**Source records:**

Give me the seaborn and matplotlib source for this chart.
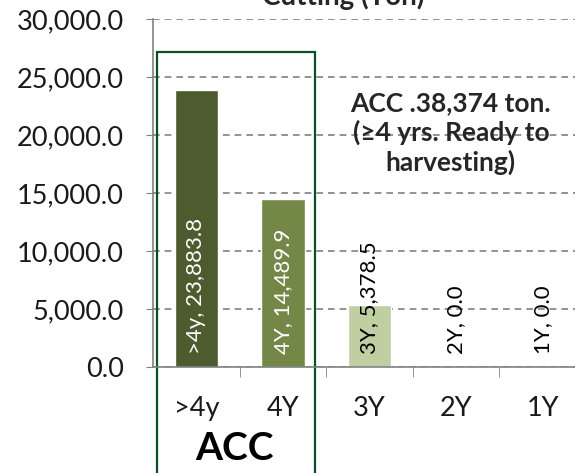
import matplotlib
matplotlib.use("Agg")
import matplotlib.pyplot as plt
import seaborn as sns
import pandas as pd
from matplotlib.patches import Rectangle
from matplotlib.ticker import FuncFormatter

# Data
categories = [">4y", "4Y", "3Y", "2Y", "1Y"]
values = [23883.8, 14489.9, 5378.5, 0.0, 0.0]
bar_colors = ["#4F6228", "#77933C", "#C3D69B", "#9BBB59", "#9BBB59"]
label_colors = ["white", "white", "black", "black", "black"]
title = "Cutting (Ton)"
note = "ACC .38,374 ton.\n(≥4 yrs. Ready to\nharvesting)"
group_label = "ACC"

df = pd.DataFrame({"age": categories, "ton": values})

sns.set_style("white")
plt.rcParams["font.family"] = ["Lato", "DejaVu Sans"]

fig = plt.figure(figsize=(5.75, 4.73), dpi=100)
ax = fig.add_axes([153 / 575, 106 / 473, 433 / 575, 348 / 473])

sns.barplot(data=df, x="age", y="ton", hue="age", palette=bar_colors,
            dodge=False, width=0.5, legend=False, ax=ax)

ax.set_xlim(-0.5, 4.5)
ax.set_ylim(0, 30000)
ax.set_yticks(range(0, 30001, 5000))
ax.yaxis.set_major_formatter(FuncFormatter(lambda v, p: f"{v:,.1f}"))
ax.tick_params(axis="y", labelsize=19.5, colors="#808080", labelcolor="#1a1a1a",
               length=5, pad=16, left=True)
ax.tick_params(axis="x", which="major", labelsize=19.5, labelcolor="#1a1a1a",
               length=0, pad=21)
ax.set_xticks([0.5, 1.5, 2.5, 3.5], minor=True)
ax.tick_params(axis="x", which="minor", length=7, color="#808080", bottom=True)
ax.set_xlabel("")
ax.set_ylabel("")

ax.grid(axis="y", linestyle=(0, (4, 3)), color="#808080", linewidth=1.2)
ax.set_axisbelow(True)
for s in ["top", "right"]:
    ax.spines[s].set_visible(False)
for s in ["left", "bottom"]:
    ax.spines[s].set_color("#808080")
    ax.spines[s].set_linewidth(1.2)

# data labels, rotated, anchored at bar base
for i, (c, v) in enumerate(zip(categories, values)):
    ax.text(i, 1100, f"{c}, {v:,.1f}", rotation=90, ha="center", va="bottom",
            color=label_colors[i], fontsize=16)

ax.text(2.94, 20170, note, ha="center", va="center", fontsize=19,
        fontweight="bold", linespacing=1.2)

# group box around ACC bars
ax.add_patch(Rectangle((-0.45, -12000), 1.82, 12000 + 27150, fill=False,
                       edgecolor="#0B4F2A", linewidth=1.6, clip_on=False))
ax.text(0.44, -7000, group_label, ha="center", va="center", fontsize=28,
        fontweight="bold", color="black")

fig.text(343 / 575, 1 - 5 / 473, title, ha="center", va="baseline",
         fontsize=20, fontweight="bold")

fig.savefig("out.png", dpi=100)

---

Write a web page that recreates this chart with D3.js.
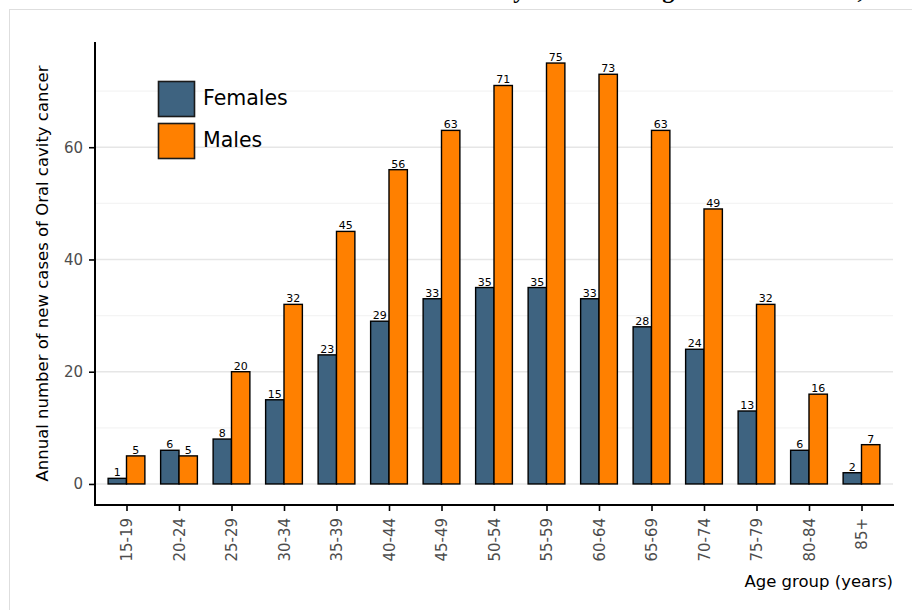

**The task:**
Using the entries above, write out exactly the lines from the one with "Give me the" through the one with "dodge=False, width=0.5, legend=False, ax=ax)", ends included. Leave out any pictures.

**Written solution:**
Give me the seaborn and matplotlib source for this chart.
import matplotlib
matplotlib.use("Agg")
import matplotlib.pyplot as plt
import seaborn as sns
import pandas as pd
from matplotlib.patches import Rectangle
from matplotlib.ticker import FuncFormatter

# Data
categories = [">4y", "4Y", "3Y", "2Y", "1Y"]
values = [23883.8, 14489.9, 5378.5, 0.0, 0.0]
bar_colors = ["#4F6228", "#77933C", "#C3D69B", "#9BBB59", "#9BBB59"]
label_colors = ["white", "white", "black", "black", "black"]
title = "Cutting (Ton)"
note = "ACC .38,374 ton.\n(≥4 yrs. Ready to\nharvesting)"
group_label = "ACC"

df = pd.DataFrame({"age": categories, "ton": values})

sns.set_style("white")
plt.rcParams["font.family"] = ["Lato", "DejaVu Sans"]

fig = plt.figure(figsize=(5.75, 4.73), dpi=100)
ax = fig.add_axes([153 / 575, 106 / 473, 433 / 575, 348 / 473])

sns.barplot(data=df, x="age", y="ton", hue="age", palette=bar_colors,
            dodge=False, width=0.5, legend=False, ax=ax)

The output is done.